We'll also set some Jupysql configuration options. Other options can be viewed [here](https://jupysql.ploomber.io/en/latest/api/configuration.html).

In [None]:
# Return the resultset as a pandas dataframe
%config SqlMagic.autopandas = True

# Verbosity level. 0=minimal, 1=normal, 2=all
%config SqlMagic.feedback = 0

# Show connection string after execution
%config SqlMagic.displaycon = False

%config SqlMagic.displaylimit = 10

Connnect to an **in-memory** duckdb database.

In [None]:
%sql duckdb:///:default:

And now we are ready to do a little data wrangling.
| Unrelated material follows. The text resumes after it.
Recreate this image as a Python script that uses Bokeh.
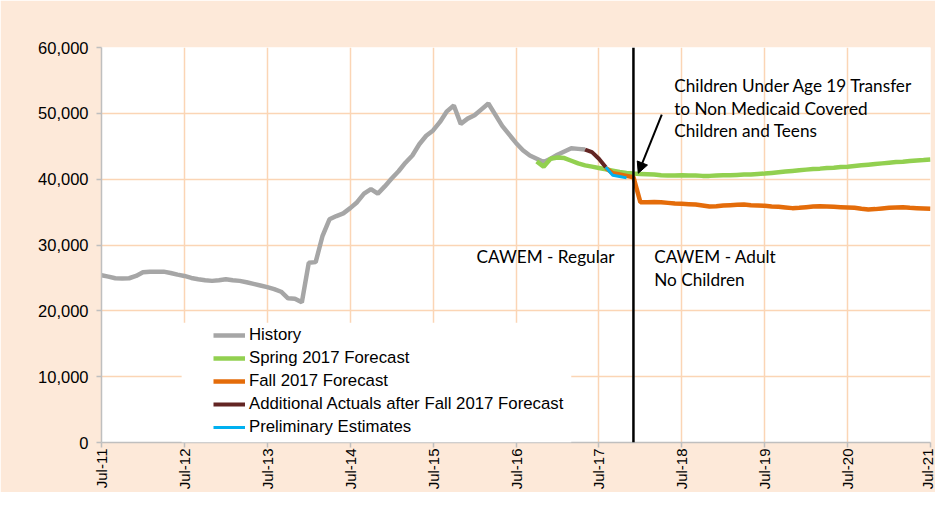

The dataset we'll be using was downloaded from [Kaggle](https://www.kaggle.com/datasets/gabrielsantello/wholesale-and-retail-orders-dataset) and consists of a single csv containing order lines. Let's look at a sample.

In [None]:
%sql select * from read_csv_auto('./data/retail_orders/orders.csv') limit 5;

It looks like some basic wrangling like renaming the columns, setting the date format and standardising the status column is needed. 

In [None]:
%%sql

-- Read in the csv file and rename the columns and set the dateformat

create or replace table orders as select * from read_csv_auto(
    './data/retail_orders/orders.csv', 
    names=[
        'customer_id', 
        'status', 
        'order_date', 
        'delivery_date', 
        'order_id', 
        'product_id', 
        'qty', 
        'total', 
        'unit_cost', 
    ],
    skip=1,
    dateformat='%d-%b-%y'
);

-- Standardise the status column as lowercase

update orders set status = lower(status) where lower(status) <> status;